Depreciation is a noncash expense for tax purposes that applies to improvements to income, business, and investment property. It is a return on the investment. Any gain on sale is taxed from the basis adjusted by adding buying expenses and capital improvements to the purchase price, then deducting the accumulated depreciation (adjusted cost basis). For residential property, a 27½-year life is used for depreciation purposes. For nonresidential property, a 39-year life is used.

A taxpayer can defer gains on the sale of business or investment property by use of a 1031 exchange. The property must be like-for-like (real property for real property), and the taxpayer would be taxed only on boot received. Boot is unlike property received, as well as debt relief. A delayed tax-deferred exchange is possible if the taxpayer identifies the property within 45 days of a transfer and closes escrow within 180 days of the transfer.

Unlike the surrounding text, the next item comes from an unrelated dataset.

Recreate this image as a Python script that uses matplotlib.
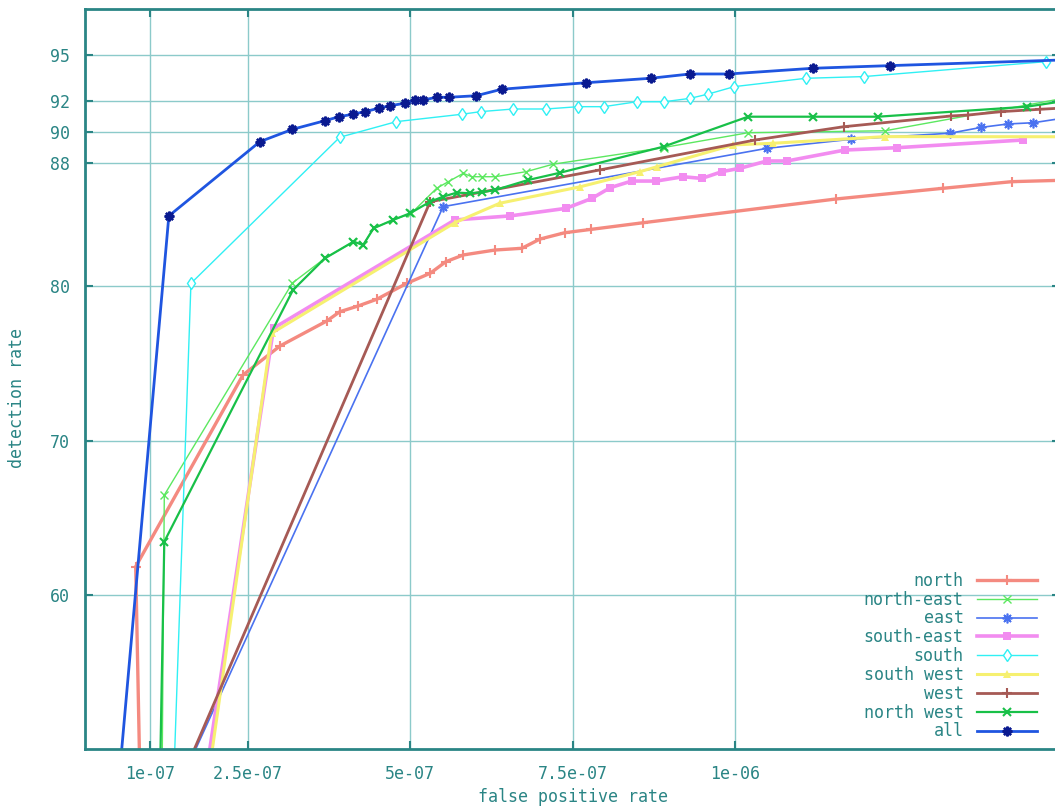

Installment sales allow a taxpayer to spread a gain over the years in which the gain is received. This could mean a lower tax rate.

A sale-leaseback allows a seller to gain operating capital, reduce debt, and have the 100% tax deduction of business rent.

Residential property owners have a tax advantage for interest payments on $750,000 in acquisition indebtedness (for primary and secondary residences), as well as up to $100,000 in equity indebtedness if used for purchase or improvements.

A homeowner's gain on the sale of a residence is determined by deducting the adjusted cost basis (cost plus improvements) and the selling expenses from the selling price. The Taxpayer Relief Act of 1997 made some significant changes to tax law regarding gains on the sale of real estate. These changes include a once-every-two-year exclusion from taxation for gains on the sale of a principal residence that has been occupied by the sellers for at least two years during the prior five-year period. This exclusion from taxation is as follows:

  • Married couples, $500,000
  • Single persons, $250,000

When a property is sold by a foreign national, it is the buyer's responsibility to withhold 15% of the price for federal income taxes and 5% for state income taxes, unless the transaction is exempt from such withholding. The state withholding applies to all nonresidents of California.

Depreciation is a paper expense that can be used to shelter up to $25,000 in active income from taxation (The maximum amount is reduced by $1 for every $2 in income over $100,000).

Death results in a stepped-up cost basis that is based on value at the time of the decedent's death. There is a federal estate tax but no California estate tax. By using a living trust, a couple can double the amount of their estate tax exemption.